Agora estavam diante de uma paisagem muito diferente. Eles não estavam mais na estação ou no nível do solo, mas suspensos no ar. Eles tinham uma cobertura acima deles, e sua cápsula deslizou para baixo, depois para a frente. Segundos depois
de chegarem ao nível do solo, eles saíram do convés para o lado de fora.
O que ela viu a seguir a deixou totalmente sem palavras. O céu e a luz do sol.
Claro, não era o céu real. Era um paraíso falso construído pela NASA para tornar a cidade de Noé o mais real possível.
— Incrível — Kara disse ao lado dela, tirando Ash de seu devaneio.
— É mesmo assim? — Ela perguntou a sua irmã, incapaz de parar de olhar para cima. — A Terra é assim?
— É praticamente o mesmo — Kara aprovou, também fascinada.
Aquele céu despertou uma fome em Ash que nem sabia que tinha. Ela queria ver mais. Queria ir para a Terra, mas isso não era possível.
Seus pais haviam sido recrutados para construir Noé quinze anos atrás, e então se mudaram para Pentace. Seu pai era um especialista em bioquímica, então ele fez parte da criação de um ecossistema auto-suficiente semelhante ao da Terra.
Oitenta anos atrás, um grupo de pessoas preocupadas com o estado da poluição da Terra criaram «O Projeto Noé» como alternativa e rota de fuga se as coisas na Terra ficassem feias.
Noé acabou sendo necessário após a Terceira Guerra Mundial, que acabou destruindo o planeta azul.
A mãe de Ash era membro do Serviço Secreto de Inteligência. Por isso moravam em Pentace, que cuidava da proteção militar de Noé.
Durante esses anos, os pais de Ash decidiram não levá-la para a Terra, para evitar que seu exílio fosse menos sofrido. Se ela não tivesse memórias, ela não sentiria falta da Terra, ao contrário de sua irmã.
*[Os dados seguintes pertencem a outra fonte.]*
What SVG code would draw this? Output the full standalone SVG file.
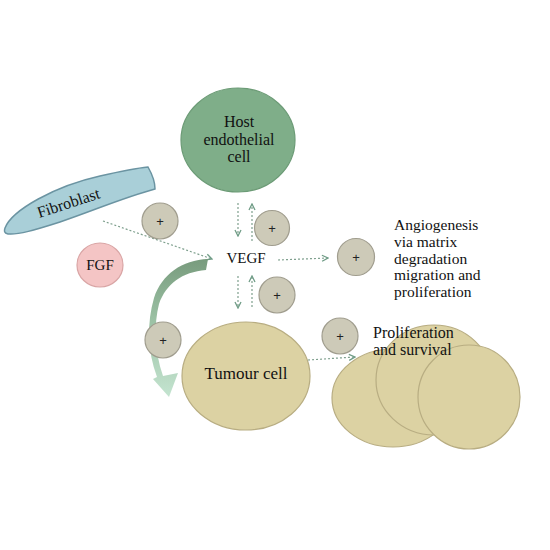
<svg xmlns="http://www.w3.org/2000/svg" width="550" height="550" viewBox="0 0 550 550">
<defs>
<marker id="ah" viewBox="0 0 8 8" refX="7" refY="4" markerWidth="8" markerHeight="8" markerUnits="userSpaceOnUse" orient="auto">
<path d="M1,1 L7,4 L1,7" fill="none" stroke="#6f9c86" stroke-width="1.3"/>
</marker>
<linearGradient id="cg" x1="0" y1="0" x2="0" y2="1">
<stop offset="0" stop-color="#789b7d"/>
<stop offset="0.45" stop-color="#9cc2a5"/>
<stop offset="1" stop-color="#c4e4d0"/>
</linearGradient>
<style>
.t{font-family:"Liberation Serif","DejaVu Serif",serif;fill:#111}
.plus circle{fill:#cdcab8;stroke:#a09d8e;stroke-width:1.2}
.plus text{font-family:"Liberation Sans",sans-serif;font-size:13px;fill:#222;text-anchor:middle}
.dash{fill:none;stroke:#7fa08e;stroke-width:1.2;stroke-dasharray:2 2;marker-end:url(#ah)}
.cell{fill:#dcd2a3;stroke:#b8ad82;stroke-width:1.2}
</style>
</defs>
<rect width="550" height="550" fill="#fff"/>

<g id="host">
<ellipse cx="238" cy="140" rx="57" ry="52" fill="#7fae89" stroke="#6c9b76" stroke-width="1.2"/>
<text class="t" font-size="16" text-anchor="middle"><tspan x="239" y="127">Host</tspan><tspan x="239" y="145">endothelial</tspan><tspan x="239" y="162">cell</tspan></text>
</g>

<g id="fibroblast">
<path d="M5,228 C12,210 55,186 100,176 C122,171 138,168 148,167 C152,174 155,182 155,189 C125,197 95,210 60,222 C35,230 18,235 8,234 C4,233 4,231 5,228 Z" fill="#a9cfd8" stroke="#6b94a2" stroke-width="1.5"/>
<text class="t" font-size="16" text-anchor="middle" transform="translate(70,208) rotate(-18)">Fibroblast</text>
</g>

<g id="fgf">
<ellipse cx="100" cy="265" rx="23" ry="22" fill="#f4c5c5" stroke="#d9a5a5" stroke-width="1.2"/>
<text class="t" font-size="15" x="100" y="270" text-anchor="middle">FGF</text>
</g>

<g id="vegf">
<text class="t" font-size="15" x="246" y="263" text-anchor="middle">VEGF</text>
</g>

<g id="tumour">
<ellipse class="cell" cx="246" cy="376" rx="64" ry="54"/>
<text class="t" font-size="17" x="246" y="379" text-anchor="middle">Tumour cell</text>
</g>

<g id="proliferating-cells">
<ellipse class="cell" cx="393" cy="398" rx="61" ry="49"/>
<ellipse class="cell" cx="434" cy="380" rx="58" ry="55"/>
<ellipse class="cell" cx="469" cy="397" rx="51" ry="52"/>
</g>

<g id="angiogenesis-label">
<text class="t" font-size="15.5"><tspan x="394" y="230">Angiogenesis</tspan><tspan x="394" y="247">via matrix</tspan><tspan x="394" y="264">degradation</tspan><tspan x="394" y="280">migration and</tspan><tspan x="394" y="297">proliferation</tspan></text>
</g>

<g id="proliferation-label">
<text class="t" font-size="16"><tspan x="373" y="338">Proliferation</tspan><tspan x="373" y="355">and survival</tspan></text>
</g>

<g id="connectors">
<path class="dash" d="M103,221 L212,259"/>
<path class="dash" d="M238,203 L238,236"/>
<path class="dash" d="M252,241 L252,204"/>
<path class="dash" d="M238,276 L238,308"/>
<path class="dash" d="M252,307 L252,276"/>
<path class="dash" d="M278,260 L328,258"/>
<path class="dash" d="M308,360 L355,357"/>
<path d="M208,259 C182,260 162,274 154,298 C147,322 147,350 157,377 L153,379 L169,397 L178,373 L163,376 C154,350 154,324 159,304 C166,284 182,272 206,270 Z" fill="url(#cg)" stroke="none"/>
</g>

<g id="plus-signs" class="plus">
<g id="p1"><circle cx="160" cy="221" r="18"/><text x="160" y="226">+</text></g>
<g id="p2"><circle cx="272" cy="228" r="17.5"/><text x="272" y="233">+</text></g>
<g id="p3"><circle cx="277" cy="295" r="18"/><text x="277" y="300">+</text></g>
<g id="p4"><circle cx="356" cy="257" r="18.5"/><text x="356" y="262">+</text></g>
<g id="p5"><circle cx="163" cy="340" r="18"/><text x="163" y="345">+</text></g>
<g id="p6"><circle cx="340" cy="336" r="18"/><text x="340" y="341">+</text></g>
</g>
</svg>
Depois, a guerra eclodiu e a Terra tornou-se perigosa. Por essa razão Ash nunca foi capaz de retornar. Nem tinha podido visitar Noé. Quando era uma criança, quando seu pai costumava ir para lá trabalhar em sua construção, os níveis de oxigênio flutuavam e eram perigosos para uma criança. Durante aquele ano de operação, ela também não foi nem de visita, pois os regulamentos da cidade exigiam que todas as mulheres em idade fértil fossem submetidas a esterilização temporária. Não havia lugar para mais habitantes em Noé. Os pais de Ash se recusaram a deixá-la passar pelo processo, sendo tão jovem. Mesmo agora, aos dezesseis anos, a operação a deixou fraca e dolorida. No entanto, nem o pós-operatório, nem a falta de sono, nem o medo de enfrentar os jovens de sua idade poderiam diminuir a felicidade que sentia naquele momento ao contemplar o falso céu azul e a luz do sol, tão diferente da luz artificial de Pentace. E ainda tinha muito para ver.